For my friends who are atheists.

On the 22nd day, I’m grateful for my friends who are atheists.

Growing up, I never knew any atheists.  Literally everyone in my world was a low-church protestant. Well, the rich people we knew went to the Episcopalian church 10 miles away in the county seat, but the rest of us were Baptist or Methodist or Presbyterian. Actually, most of us were Baptist or Methodist – the Presbyterian church in my hometown has had like 20 members as long as I can remember.

For none of us to actually know any atheists, we sure talked about them a lot. I went to a private, “Christian” school until the end of fourth grade. We were told that the kids who went to the public schools had parents who were probably atheists, and we prayed for them all because they weren’t allowed to pray in school. Also, the teachers were all probably atheists too because otherwise, they would teach at a Christian school.

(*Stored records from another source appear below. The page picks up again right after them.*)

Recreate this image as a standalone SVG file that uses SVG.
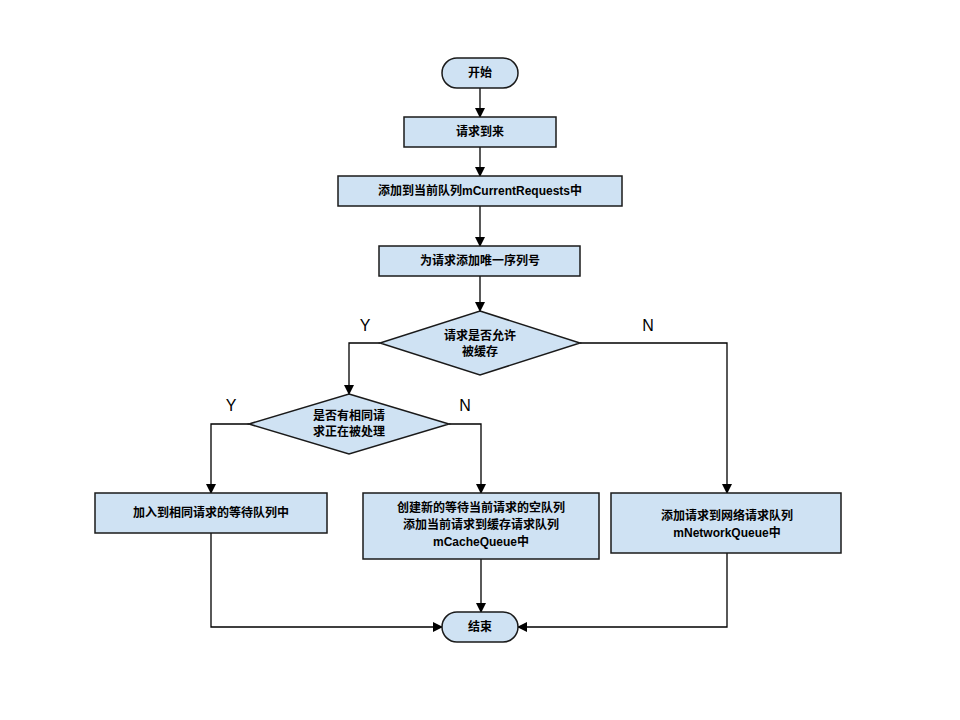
<svg xmlns="http://www.w3.org/2000/svg" width="960" height="720" viewBox="0 0 960 720">
<style>
.n{fill:#cfe2f3;stroke:#1a1a1a;stroke-width:1.5}
.t{font-family:"Liberation Sans","Noto Sans CJK SC",sans-serif;font-size:12px;font-weight:bold;fill:#000;text-anchor:middle}
.l{font-family:"Liberation Sans",sans-serif;font-size:16px;fill:#000;text-anchor:middle}
.c{fill:none;stroke:#000;stroke-width:1.3;marker-end:url(#a)}
</style>
<defs><marker id="a" markerWidth="10" markerHeight="10" refX="9" refY="5" orient="auto" markerUnits="userSpaceOnUse"><path d="M0,0 L10,5 L0,10 z" fill="#000"/></marker></defs>
<rect width="960" height="720" fill="#fff"/>
<g id="connectors">
<path class="c" d="M480,88 V117"/>
<path class="c" d="M480,147 V176"/>
<path class="c" d="M480,206 V246"/>
<path class="c" d="M480,276 V311"/>
<path class="c" d="M380,343 H349 V394"/>
<path class="c" d="M580,343 H727 V493"/>
<path class="c" d="M249,424 H211 V493"/>
<path class="c" d="M449,424 H481 V493"/>
<path class="c" d="M211,533 V627 H442"/>
<path class="c" d="M481,559 V612"/>
<path class="c" d="M727,553 V627 H518"/>
<text class="l" x="365" y="331">Y</text>
<text class="l" x="648" y="331">N</text>
<text class="l" x="231" y="411">Y</text>
<text class="l" x="465" y="411">N</text>
</g>
<g id="start"><rect class="n" x="442" y="58" width="76" height="30" rx="15"/><text class="t" x="480" y="77">开始</text></g>
<g id="n1"><rect class="n" x="404" y="117" width="152" height="30"/><text class="t" x="480" y="136">请求到来</text></g>
<g id="n2"><rect class="n" x="338" y="176" width="284" height="30"/><text class="t" x="480" y="195">添加到当前队列mCurrentRequests中</text></g>
<g id="n3"><rect class="n" x="379" y="246" width="201" height="30"/><text class="t" x="480" y="265">为请求添加唯一序列号</text></g>
<g id="d1"><polygon class="n" points="480,311 580,343 480,375 380,343"/><text class="t" x="480" y="340">请求是否允许</text><text class="t" x="480" y="356">被缓存</text></g>
<g id="d2"><polygon class="n" points="349,394 449,424 349,454 249,424"/><text class="t" x="349" y="420">是否有相同请</text><text class="t" x="349" y="436">求正在被处理</text></g>
<g id="b1"><rect class="n" x="95" y="493" width="232" height="40"/><text class="t" x="211" y="517">加入到相同请求的等待队列中</text></g>
<g id="b2"><rect class="n" x="363" y="493" width="236" height="66"/><text class="t" x="481" y="512">创建新的等待当前请求的空队列</text><text class="t" x="481" y="529">添加当前请求到缓存请求队列</text><text class="t" x="481" y="546">mCacheQueue中</text></g>
<g id="b3"><rect class="n" x="611" y="493" width="230" height="60"/><text class="t" x="727" y="520">添加请求到网络请求队列</text><text class="t" x="727" y="537">mNetworkQueue中</text></g>
<g id="end"><rect class="n" x="442" y="612" width="76" height="30" rx="15"/><text class="t" x="480" y="631">结束</text></g>
</svg>
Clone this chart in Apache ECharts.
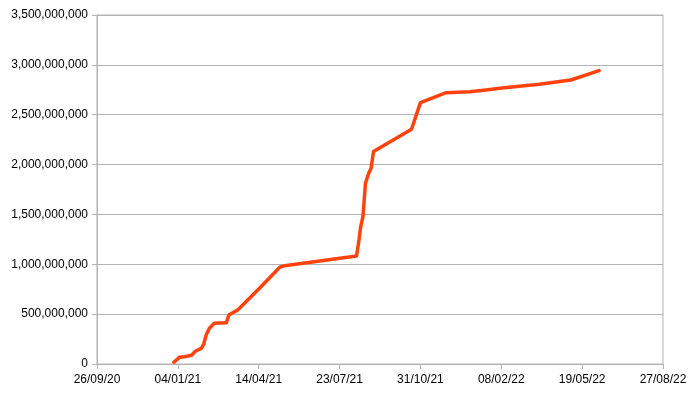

In fact, in the 5th grade at my new, public school, I had spelling class after recess. My first day of class, I was put on the front row, up by the teacher, who had a Bible on her desk (which I later learned she liked to read during recess). I remember being afraid for her that she might get fired if the Principal learned she was a Christian. (As ridiculous as that was, I am, however, inordinately proud that 10-year-old me was worried for her, and took sides instinctively with the person I saw as being the victim in the scenario).

In Boot Camp, we were allowed to have 2 hours on Sunday morning for religious observation, and they split us into Catholic, Protestant, and Other. The Catholic and Protestant folks got to go to their respective chapel services, away from the Drill Instructors. Others were allowed to stay in the barracks (where the Drill Instructors also were). By the third week, everyone was either Catholic or Protestant.

I had, of course, read books about atheists, but that’s still very different than knowing one. Even as I came to know people in other faith traditions, belief in a higher power was still assumed.

I really don’t remember my first atheist friend. I do know that by the early 2000’s when I was living in Midtown Memphis, I knew lots of them. I had fallen into an arty crowd, and so I knew poets who felt what I felt in churches in the pages of a notebook, hikers who saw transcendence in nature, and scientists who saw it all as somewhat mechanistic. Instead of being a Christian surrounded by other Christians, I became a lot of people’s “Christian Friend”.

But when I began to do “ministry” work in North Carolina was when I really began to be influenced and shaped by them. Part of this was I had slipped away from the evangelicalism of my youth and embraced a far more universalistic idea of God, and if I no longer believed God would damn them to Hell, then there was no need to try to convince them I was right and they were wrong.

It’s amazing how much easier it is to have an honest relationship with people when you are not trying to get them to believe something they find impossible to believe.

I had many humanists and atheists volunteer with us over the years I did homelessness work. Because we refused to allow folks to preach to the people we shared food with, they fit right in. We didn’t want to convert anyone, and neither did they.

In fact, we came to look forward to working with atheist and humanist groups rather than Christian ones. Because they were there primarily out of altruism rather than their desire to convert folks, it made them much easier to deal with, and they instinctively got our desire to focus on promoting dignity and worth.

There was once an article about us in the paper, and the reporter, a Jewish woman, made a lot out of how we did not proselytize, nor allow our volunteers to do so, and that we had atheist volunteers. I got a couple of concerned emails from self-professed Christians that had never shown up to volunteer with us, not had they ever donated any money to the ministry I ran, yet it bothered them that atheists were “getting credit” for doing “God’s work”.

I wrote back and told them God would use whoever showed up to accomplish God’s plan of feeding hungry folks, and if the Christians stayed home, I’m sure God could use the atheists. I never got a reply to any of those emails.

The biggest thing I learned from my atheists and humanist friends, though, was responsibility. What if you couldn’t count on God to save you? What if there was no belief that God would fix this broken world in the next one? What if this was the only shot you got to relieve suffering, if the only way the hungry would be fed is if you did it, if the only way injustice was fixed was if you worked for it? What if the only chance at immortality you had was the way your memory lives on in the hearts of those you leave behind, if all the afterlife you could be assured of was the way they told your story after you were gone?

If all that was true, then it would matter how you live now. You are responsible. Your faith lies not in some “pie in the sky, it will be better when I die” future, but in your ability to work for change now, your ability to build community now, your ability to look reality dead in the face and keep going now, despite how hard it is, and knowing that any comfort you find will be in the community that surrounds you, your family that loves you, and whatever change your life and example bring about.

I pray that I may one day be strong enough to have the sort of faith that my atheist friends have.

One thought on “For my friends who are atheists.”

  1. “If all that was true, then it would matter how you live now.”
    That’s the point. We have no hope of deferred rewards, we have only the now. So live it. And try to leave it better than you found it, for the sake of future generations.